FOLHA DE S. PAULO
Lances pelos aeroportos foram altíssimos; governo deveria aproveitar a onda e privatizar mais
Desde o fim do espantoso leilão de privatização dos aeroportos até o começo da noite de ontem, analistas financeiros faziam contas para entender como os consórcios vencedores esperam lucrar com seu empreendimento.
Os analistas, independentes das empresas envolvidas, não entendiam nem as contas das empresas nem concordavam com as contas de outros colegas.
Mas a frase de um deles resumia o espírito das conversas de gente do governo e de participantes do leilão, durante o dia de ontem. "Deve estar sobrando dinheiro barato em algum lugar. O governo deveria vender logo os outros aeroportos."

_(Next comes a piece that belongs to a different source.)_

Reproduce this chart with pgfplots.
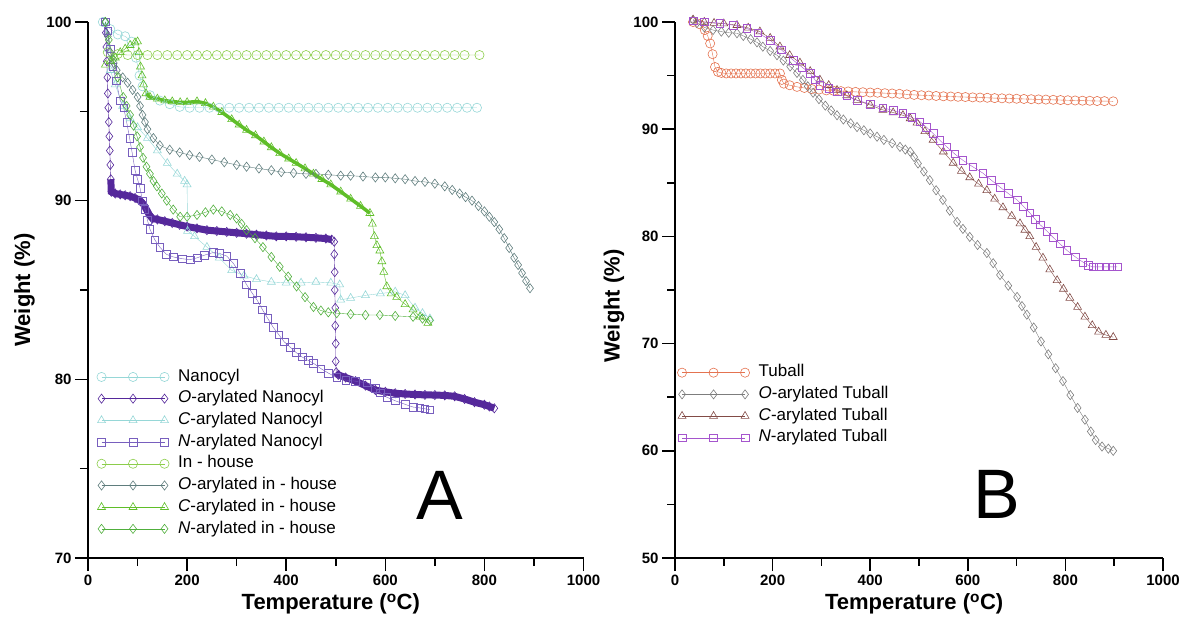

Dados os preços de ontem, na verdade, o governo deveria vender qualquer coisa: aeroporto, estrada, porto, açude, trilha de vaca, cacimba ou até a Esplanada dos Ministérios (cedendo alguns ministros de brinde, de preferência).
Os analistas podem estar errados, prevendo retornos baixos. Erraram, por exemplo, na conta das concessões de usinas hidrelétricas (Jirau e Santo Antônio), erraram em leilões mais recentes de rodovias. De resto, empresas que disputam concessões têm mais conhecimento do negócio que um isolado analista de instituição financeira.
De qualquer modo, a conta dos vencedores é pesada. No caso de Guarulhos, primeiro é preciso pagar a concessão: R$ 16,213 bilhões, em parcelas distribuídas por 20 anos (tempo da concessão). Há ainda os investimentos (R$ 4,6 bilhões) mais 10% da receita bruta anual. A receita atual de Guarulhos não dá nem para a saída.
Até 80% do investimento pode ser financiado pelo BNDES. Os vencedores de Guarulhos (fundos de pensão, OAS e a estatal sul-africana de aeroportos, Acsa) podem vender ações. Arruma-se financiamento (barato, no bancão estatal, mas que tem custo) e capital para o investimento (que, por meio de ações, dilui o lucro). Ainda resta a questão do retorno.
Problema das empresas, certo? É, essa é a lógica do leilão. Mas, mesmo com as multas pesadas em caso de descumprimento de contrato, as melhorias podem atrasar ou não ser tão "melhores" assim.
O consórcio vencedor de Guarulhos é 90% dos fundos de pensão Previ (funcionários do Banco do Brasil), da Petros (Petrobras), da Funcef (da Caixa Econômica Federal) e da empreiteira OAS.
Haveria mão do governo aí, nos lances altos (o governo indiretamente nomeia parte do conselho desses fundos, pois as empresas são estatais)? Não parece, pois as propostas derrotadas, se menores, também eram espantosas. De resto, há uma empresa privada no grupo.
De resto, esses três fundos são os maiores do país, têm 45% do patrimônio dos fundos de pensão brasileiros, foram feitos para isso mesmo, juntar poupança, e, pois, precisam colocar o dinheiro em algum lugar, além de terem metas de rentabilidade para cumprir. Não é tão fácil inventar teorias conspiratórias.
Por fim, além de haver "dinheiro sobrando" para privatizações, é preciso lembrar que aeroportos fazem parte de um sistema nacional: não adianta arrumar três se os demais não funcionam (aviões saem de um lugar, precisam chegar a um outro -bidu). Quando serão concedidos os aeroportos do Rio, de Minas, do Rio Grande do Sul?